I’ve made a few updates to Grandma’s original recipe, most notably replacing the pearl barley with the beautiful black barley quite serendipitously grown by Rodger Duggan, also in New Norcia, not far from where my Grandparent’s farm was.

I’m quite confident Grandma would be thrilled to be able to use a locally grown heirloom grain in the recipe! I also added garlic (because I think it really adds to the immune-boosting properties of the soup) and replaced celery with leek – because it’s quite difficult to find good locally grown celery this time of year.

We ate this soup often at the farm, and it was always my request if I had a cold or flu, so I thought it was quite appropriate in this COVID-season. I’ve used Dorper lamb shanks grown at our farm in Mooliabeenee and they are so soft and delicious cooked this way! I hope you enjoy it…

Ingredients
2 large lamb shanks
2 whole garlic bulbs cut in half across the width of the cloves
A sprig of rosemary
A drizzle of olive oil
1 finely chopped white onion
2 finely chopped carrots
1 finely chopped leek
4 cups water
2/3 cup black barley
A sprig of parsley, to serve
A loaf sourdough bread

Method
Firstly, place the lamb shanks and garlic bulbs in a roasting pan or bench top convection oven and drizzle with olive oil. Crumble rosemary over them, then roast them for 30 minutes at 20 deg C until crispy and fragrant.

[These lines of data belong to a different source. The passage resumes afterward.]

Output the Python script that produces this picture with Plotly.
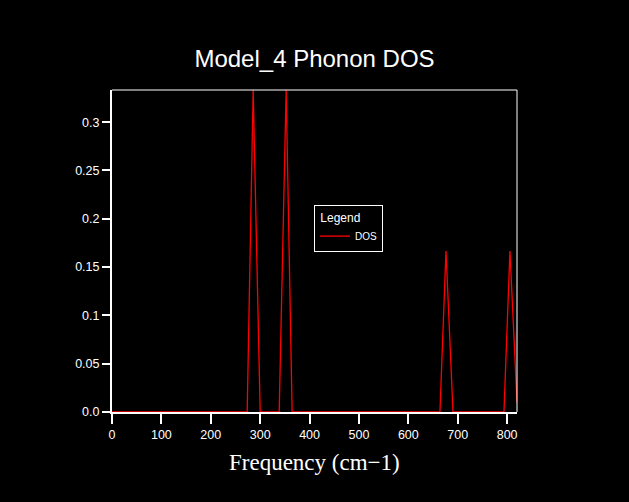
import plotly.graph_objects as go

# Data (triangular DOS peaks)
freq = [0.0, 273.7, 285.8, 300.0, 338.5, 352.6, 364.7, 664.0, 676.2, 690.4, 793.6, 805.7, 820.0]
dos = [0.0, 0.0, 0.3333, 0.0, 0.0, 0.3333, 0.0, 0.0, 0.1667, 0.0, 0.0, 0.1667, 0.010]

x_ticks = [0, 100, 200, 300, 400, 500, 600, 700, 800]
x_ticktext = ["0", "100", "200", "300", "400", "500", "600", "700", "800"]
y_ticks = [0.0, 0.05, 0.1, 0.15, 0.2, 0.25, 0.3]
y_ticktext = ["0.0", "0.05", "0.1", "0.15", "0.2", "0.25", "0.3"]

W, H = 629, 502
L, R, T, B = 112, 112, 90, 90

fig = go.Figure()
fig.add_trace(go.Scatter(x=freq, y=dos, mode="lines", name="DOS",
                         line=dict(color="#ff0000", width=1.3)))

fig.update_layout(
    width=W, height=H,
    margin=dict(l=L, r=R, t=T, b=B),
    paper_bgcolor="black", plot_bgcolor="black",
    title=dict(text="Model_4 Phonon DOS", x=0.5, xanchor="center",
               y=1 - 59 / H, yanchor="middle",
               font=dict(family="Liberation Sans, Arial", size=24, color="white")),
    showlegend=True,
    legend=dict(x=(314 - L) / (W - L - R), y=(412 - 205) / (H - T - B),
                xanchor="left", yanchor="top",
                bgcolor="black", bordercolor="white", borderwidth=1,
                font=dict(family="Liberation Sans, Arial", size=10, color="white"),
                title=dict(text=" Legend", font=dict(family="Liberation Sans, Arial", size=12, color="white")),
                tracegroupgap=0),
    xaxis=dict(range=[0, 820], tickvals=x_ticks, ticktext=x_ticktext,
               showgrid=False, zeroline=False, showline=True, linecolor="white", linewidth=2,
               ticks="outside", ticklen=10, tickwidth=2, tickcolor="white",
               tickfont=dict(family="Liberation Sans, Arial", size=12.5, color="white")),
    yaxis=dict(range=[0, 0.3333], tickvals=y_ticks, ticktext=y_ticktext,
               showgrid=False, zeroline=False, showline=True, linecolor="white", linewidth=2,
               ticks="outside", ticklen=8, tickwidth=2, tickcolor="white",
               tickfont=dict(family="Liberation Sans, Arial", size=12.5, color="white")),
    shapes=[
        dict(type="line", xref="paper", yref="paper", x0=0, x1=1, y0=1, y1=1,
             line=dict(color="white", width=1)),
        dict(type="line", xref="paper", yref="paper", x0=1, x1=1, y0=0, y1=1,
             line=dict(color="white", width=1)),
        dict(type="line", xref="paper", yref="paper", x0=-9 / 405, x1=0, y0=0, y1=0,
             line=dict(color="white", width=2)),
        dict(type="line", xref="paper", yref="paper", x0=0, x1=0, y0=-8 / 322, y1=0,
             line=dict(color="white", width=2)),
    ],
    annotations=[
        dict(text="Frequency (cm\u22121)", xref="paper", yref="paper",
             x=0.5, y=-(462 - 412) / 322, xanchor="center", yanchor="middle",
             showarrow=False,
             font=dict(family="Liberation Serif, Times New Roman", size=23, color="white")),
    ],
)

fig.write_html("out.html")
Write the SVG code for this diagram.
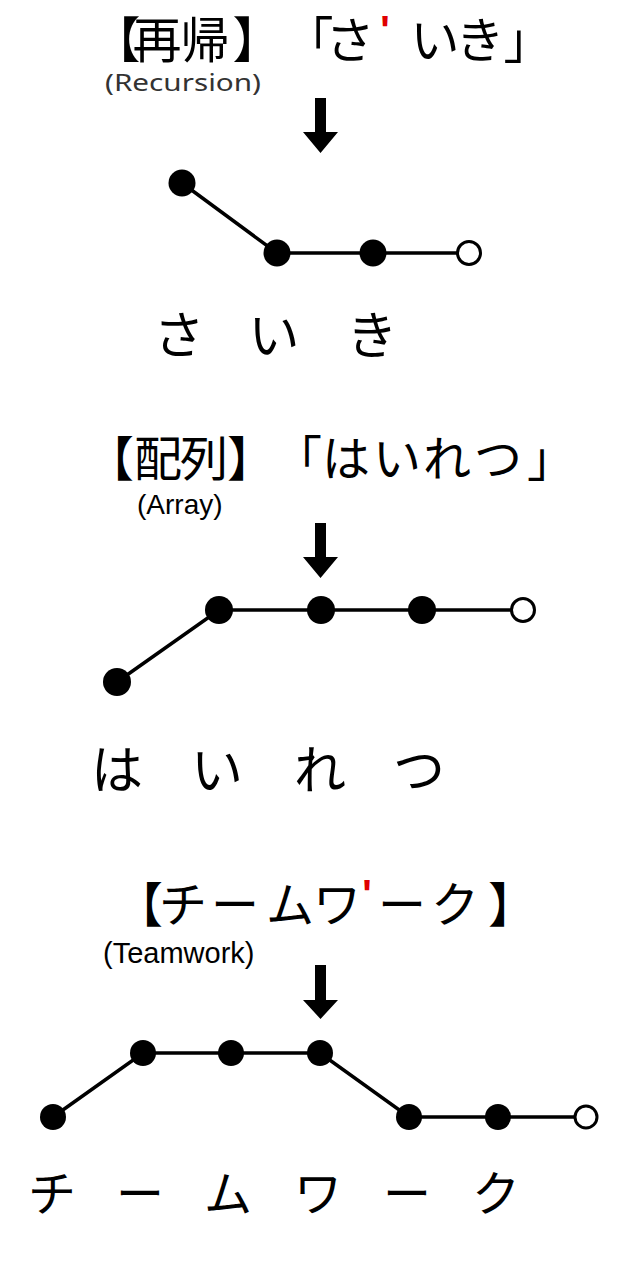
<svg xmlns="http://www.w3.org/2000/svg" width="640" height="1262" viewBox="0 0 640 1262">
<style>
.jp{font-family:"Noto Sans CJK JP","Noto Sans",sans-serif;fill:#000;text-anchor:middle}
.en{font-family:"Liberation Sans",Arial,sans-serif;fill:#000}
.red{font-family:"Liberation Sans",Arial,sans-serif;fill:#e00000;font-weight:bold;text-anchor:middle}
.edge{stroke:#000;stroke-width:3.5;fill:none}
.dot{fill:#000}
.open{fill:#fff;stroke:#000;stroke-width:3}
.arrow{fill:#000}
</style>
<rect width="640" height="1262" fill="#fff"/>

<!-- Section 1 -->
<g id="title-recursion">
<text class="jp" font-size="49" x="116 157 205 257 309 350" y="58">【再帰】「さ</text>
<text class="red" font-size="40" x="385" y="44">'</text>
<text class="jp" font-size="49" x="435 480 528" y="58">いき」</text>
<text font-family="'Noto Sans','Open Sans',sans-serif" font-size="24" fill="#333" x="105" y="91" textLength="156" lengthAdjust="spacingAndGlyphs">(Recursion)</text>
</g>
<g id="arrow-1"><path class="arrow" d="M315,98 H326 V132 H338 L320.5,153 L303,132 H315 Z"/></g>
<g id="connectors-1">
<path class="edge" d="M182,183 L277,253 L373,253 L469,253"/>
</g>
<g id="n1-sa"><circle class="dot" cx="182" cy="183" r="13.5"/></g>
<g id="n1-i"><circle class="dot" cx="277" cy="253" r="13.5"/></g>
<g id="n1-ki"><circle class="dot" cx="373" cy="253" r="13.5"/></g>
<g id="n1-end"><circle class="open" cx="469" cy="253" r="11.5"/></g>
<g id="labels-1">
<text class="jp" font-size="51" x="179 274 372" y="354">さいき</text>
</g>

<!-- Section 2 -->
<g id="title-array">
<text class="jp" font-size="48" x="110 158 204 251 298 346 397 447 498 551" y="476">【配列】「はいれつ」</text>
<text class="en" font-size="28" x="137" y="514">(Array)</text>
</g>
<g id="arrow-2"><path class="arrow" d="M315,523 H326 V557 H338 L320.5,578 L303,557 H315 Z"/></g>
<g id="connectors-2">
<path class="edge" d="M117,682 L219,610 L321,610 L422,610 L523,610"/>
</g>
<g id="n2-ha"><circle class="dot" cx="117" cy="682" r="14"/></g>
<g id="n2-i"><circle class="dot" cx="219" cy="610" r="14"/></g>
<g id="n2-re"><circle class="dot" cx="321" cy="610" r="14"/></g>
<g id="n2-tsu"><circle class="dot" cx="422" cy="610" r="14"/></g>
<g id="n2-end"><circle class="open" cx="523" cy="610" r="11.5"/></g>
<g id="labels-2">
<text class="jp" font-size="52" x="117 217 320 419" y="789">はいれつ</text>
</g>

<!-- Section 3 -->
<g id="title-teamwork">
<text class="jp" font-size="48" x="139 183 235 290 337" y="922">【チームワ</text>
<text class="red" font-size="40" x="367" y="908">'</text>
<text class="jp" font-size="48" x="402 455 512" y="922">ーク】</text>
<text class="en" font-size="29" x="103" y="963">(Teamwork)</text>
</g>
<g id="arrow-3"><path class="arrow" d="M315,965 H326 V1000 H338 L320.5,1019 L303,1000 H315 Z"/></g>
<g id="connectors-3">
<path class="edge" d="M53,1117 L143,1053 L231,1053 L320,1053 L409,1117 L498,1117 L586,1117"/>
</g>
<g id="n3-chi"><circle class="dot" cx="53" cy="1117" r="13"/></g>
<g id="n3-bar1"><circle class="dot" cx="143" cy="1053" r="13"/></g>
<g id="n3-mu"><circle class="dot" cx="231" cy="1053" r="13"/></g>
<g id="n3-wa"><circle class="dot" cx="320" cy="1053" r="13"/></g>
<g id="n3-bar2"><circle class="dot" cx="409" cy="1117" r="13"/></g>
<g id="n3-ku"><circle class="dot" cx="498" cy="1117" r="13"/></g>
<g id="n3-end"><circle class="open" cx="586" cy="1117" r="11"/></g>
<g id="labels-3">
<text class="jp" font-size="48" x="52 140 228 318 407 496" y="1211">チームワーク</text>
</g>
</svg>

Place finely chopped veggies in a slow cooker and add roasted shanks. Squeeze out the roasted garlic cloves onto the shanks, discarding the shell.

Add water and turn slow cooker onto low. Cook for 4-5 hours to really cook the goodness out of the bones and into the broth. Then add the black barley and cook for a further 40 minutes. Rest for half an hour before serving.

You can shred the soft, succulent meat from the bones, or just let it fall into the broth. Some people like to cool the broth and scoop off the fat, but I quite like the rich flavour in the liquid.

Serve with a sprinkle of parsley and a chunk of sourdough bread. We loved to rip up chunks of bread to float in the broth then scoop them out with a soup spoon – so good.